At least 300 people helped us to gather intelligence and on the basis of their information we planned our secret operations.

We alerted (film producer) Pahlaj Nihlani and saved his life. Through our sources we came to know that he would be a target. We created a security cordon around him, allowed the criminals to come close, and then we nabbed them. In some cases we prevented them before they could attack.

We have saved the lives of many film industry people, Shiv Sainiks and industrialists. An attack on (film director) Vidhu Vinod Chopra was averted.

Since fear had gripped the city, we went on the offensive. Our intelligence support helped with our encounters. So many murders were prevented. We opted for the prevention of murders, and in that process if the criminals resisted, we resorted to a shoot out.

But that won't help in the long run, right?

The root cause is here to stay. Fear of the gangster cannot go away so soon.

Rich people want to buy peace. For them time is money, and easy money can be spent on buying peace. They have a desire to settle accounts across the table. When criminals call them up, they would say, "Take this one paty (one crore or Rs 10 million) and leave me alone."

This desire to settle scores privately, by throwing away money, is a boon to the underworld. Unemployment continues, which helps gang leaders.

Many times I have told rich people to trust the police. But they don't trust us. I tell them, again and again, that no one has died because of the threat of an extortionist. Today 2,800 of my policemen are protecting people who have received threats. I am sorry to say that rich people come to us for protection, but also help criminals by paying up.

Why do you say help?

Of course, when you pay up the extortion money, you are financing the criminals. His umbilical cord is the finance and that needs to be cut off. When I pay Rs 4 million to Rs 5 million to my enemy number one, I am weakened.

One famous producer-director of a super hit film took our protection and also paid the criminal. And you are asking me why I am not attending to the root cause?! Rich people will ask for the security cover and also pay the criminals.

When the wife of a murdered politician was asked to identify the killer of her husband she fainted in the courtroom. The Prem Kumar Sharma and Jayant Jadhav cases were well investigated. But what do you do when witnesses don't co-operate?

Let me ask you about the Bharat Shah arrest.

We don't take action without gathering enough intelligence. As I told you, we have been, in a big way, observing organised crime in Bombay. Shah was not included in that net. He was not under our watch. We never treated him as a criminal. He has been arrested for abetting a crime. He helped the extortion activities of gangsters.

Where is the proof?

He has been in jail for 40 days. Do you think the court will allow us to keep him in? When we were investigating the producer of Chori Chori Chupke Chupke we got Shah's voice on our tape!

Have you checked the voice?

Yes, his relatives have agreed. It is his voice. A forensic science laboratory in Delhi has testified.
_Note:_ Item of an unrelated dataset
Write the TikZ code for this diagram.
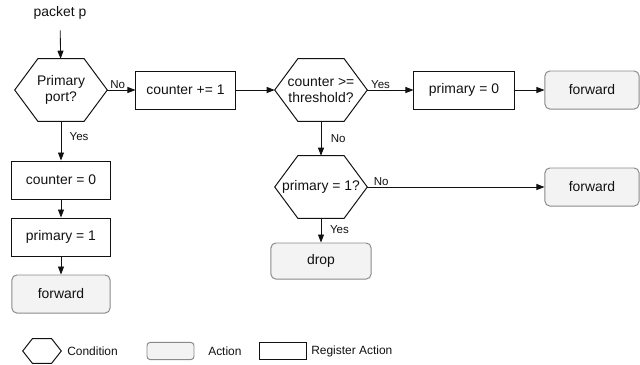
\documentclass[tikz,border=0pt]{standalone}
\usepackage{fontspec}
\setmainfont{Liberation Sans}
\usepackage{tikz}
\usetikzlibrary{arrows.meta,positioning,calc}
\definecolor{actfill}{HTML}{F3F3F3}
\definecolor{actline}{HTML}{8A8A8A}
\definecolor{inktext}{HTML}{111111}
\tikzset{
  condnode/.style={minimum width=2.3cm,minimum height=1.55cm,inner sep=0pt,align=center,font=\fontsize{9.9}{11}\selectfont},
  regnode/.style={draw,line width=0.7pt,minimum width=2.475cm,minimum height=0.95cm,align=center,font=\fontsize{9.9}{11}\selectfont},
  actnode/.style={draw=actline,fill=actfill,line width=0.7pt,rounded corners=1.2mm,minimum width=2.45cm,minimum height=0.95cm,align=center,font=\fontsize{9.9}{11}\selectfont},
  hexline/.style={line width=0.7pt},
  flow/.style={-{Triangle[length=2mm,width=1.5mm]},line width=0.6pt},
  lbl/.style={font=\fontsize{8.2}{9}\selectfont,inner sep=1pt},
  legtext/.style={font=\fontsize{8.5}{10}\selectfont,anchor=west,inner sep=0pt}
}
\begin{document}
\begin{tikzpicture}[x=0.025cm,y=-0.025cm,color=inktext]
\useasboundingbox (0,0) rectangle (640,364);

% main flow
\node[font=\fontsize{9.9}{11}\selectfont] (pkt) at (60,13) {packet p};
\node[condnode] (port) at (61,90) {Primary\\port?};
\node[regnode] (inc) at (185.5,90) {counter += 1};
\node[condnode] (thr) at (321,90) {counter >=\\threshold?};
\node[regnode,minimum width=2.5cm] (pzero) at (464,90) {primary = 0};
\node[actnode,minimum width=2.35cm] (fwda) at (592,90) {forward};
\node[condnode] (prim) at (321,187) {primary = 1?};
\node[actnode,minimum width=2.35cm] (fwdb) at (592,187) {forward};
\node[actnode,minimum width=2.5cm,minimum height=0.9cm] (drop) at (321,261) {drop};
\node[regnode,minimum width=2.45cm] (czero) at (61,180) {counter = 0};
\node[regnode,minimum width=2.45cm] (pone) at (61,237) {primary = 1};
\node[actnode] (fwdc) at (61,294) {forward};

% legend
\node[condnode,minimum width=0.95cm,minimum height=0.6cm] (legcond) at (42,351) {};
\node[legtext] (legcondtxt) at (67,351) {Condition};
\node[actnode,minimum width=1.175cm,minimum height=0.43cm,rounded corners=0.8mm] (legact) at (170.5,351) {};
\node[legtext] (legacttxt) at (208,351) {Action};
\node[regnode,minimum width=1.175cm,minimum height=0.43cm,line width=0.6pt] (legreg) at (282.5,351) {};
\node[legtext] (legregtxt) at (311,351) {Register Action};

\foreach \h in {port,thr,prim,legcond}
  \draw[hexline] (\h.west) -- ($(\h.north west)!0.25!(\h.north east)$) -- ($(\h.north east)!0.25!(\h.north west)$)
    -- (\h.east) -- ($(\h.south east)!0.25!(\h.south west)$) -- ($(\h.south west)!0.25!(\h.south east)$) -- cycle;

\draw[flow,shorten <=0.15cm] (pkt) -- (port);
\draw[flow] (port.east) -- node[lbl,pos=0,anchor=south west,xshift=0.03cm] {No} (inc.west);
\draw[flow] (inc) -- (thr.west);
\draw[flow] (thr.east) -- node[lbl,pos=0,anchor=south west,xshift=0.05cm] {Yes} (pzero.west);
\draw[flow] (pzero) -- (fwda);
\draw[flow] (thr) -- node[lbl,right,xshift=0.2cm] {No} (prim);
\draw[flow] (prim.east) -- node[lbl,pos=0,anchor=south west,xshift=0.12cm] {No} (fwdb.west);
\draw[flow] (prim) -- node[lbl,right,xshift=0.18cm,pos=0.45] {Yes} (drop);
\draw[flow] (port) -- node[lbl,right,xshift=0.17cm,pos=0.4] {Yes} (czero);
\draw[flow] (czero) -- (pone);
\draw[flow] (pone) -- (fwdc);
\end{tikzpicture}
\end{document}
Both voices match.

But the transcript that appeared on a news channel and in a Bombay tabloid sounded filmy and untrue.

Because that is incorrect! We have not given out any details of the tape conversation to anyone. They are imaginary. They are not at all from the real transcript.

How can you tape the conversation of a businessman in such a clandestine manner?
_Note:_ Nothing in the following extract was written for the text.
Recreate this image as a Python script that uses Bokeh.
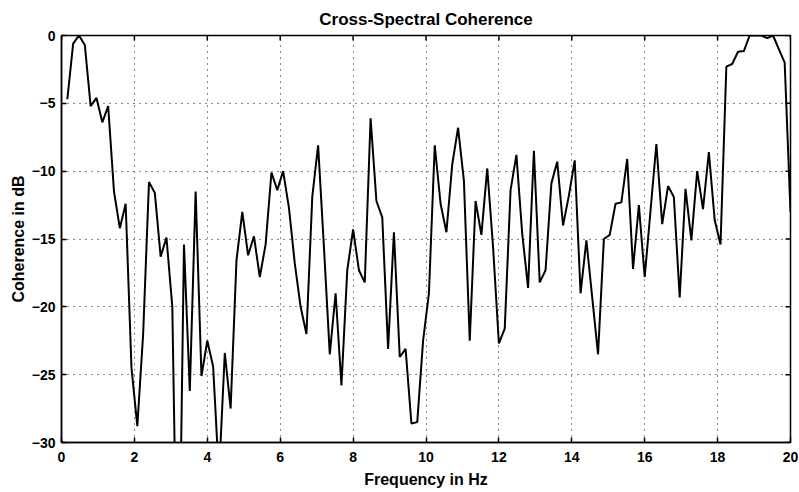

It is legal. The additional chief secretary, home, has authorised us. An additional line of the same number (Rizvi's) was set up in our office. The mobile phone company provided us with an extra connection to the producer's cell number.

So Shah is in your net now?

It's a thumb rule. When you are in the fast lane, you can be caught. For us, the arrest is just a byproduct of an investigation into organised crime.

It must have been an exciting moment when you heard him on tape.

No way. There is nothing exciting about arresting a rich man. It is part of an effort to check the nerve centre of illegal film financing. We want to check the flow of money into the Mafia world. If it can be done, I consider Shah's arrest an achievement.

He is so well connected. You must be under pressure.

Surprisingly, no one came forward. No one. People said he knows everyone from the prime minister to the home minister and has access to them. I think people read too much in the pictures of such people with the powerful of the land.

Is your case strong enough?

Of course. Our case stood the attack of a battery of lawyers. Is that not enough? I am earning Rs 500 a day and my lawyer earns Rs 200 a day.

Shah's lawyers can easily earn Rs 200,000 on an appearance. They have some 25 assistants helping them. They stay at the Oberoi and fly executive class. This is a fight between unequals, but still my confidence is intact, because the law of the land is on my side.

Some legal experts are of the opinion that your case is on thin ground.

See, if you tell Shah that my case is strong, he will stop paying lawyers! Do you believe my case is on thin ground? It's a criminal case. We have the cassette. And we will wait for the court to decide. It's a lawyer's business to give hope. It's a lawyer's world.

How will the case proceed?

We have not made all the facts public. In (Judge) J W Singh's case the witness was harassed. In this case we have been extra careful. By the month end (February) we will file the charge sheet. We have a 90 to 180 days time limit. The court has, in its order, said there is a prima facie case. And that satisfies me.

So many cases have caused a sensation, but after some time they disappeared because the police proceedings were legally not sustainable.

Shah is in jail. That shows that: Policemen paisa nahi khaya. No one pressurised us. For some rich people everybody is sastaa (cheaply available)!

Yes, in this case we have not got the fingerprints or the blood on his hands! But wait for the cassette.

In this case, even if I am discredited, I will not regret it, because at least I took a risk.

But Shah says he has not talked to any member of any underworld.

During the arguments in court, Shah's lawyer said at one point of time, "Assuming that my client (Shah) spoke, he spoke as a mediator." Now it is up to the court to decide whether participating in a criminal activity is a crime or not. Let us wait.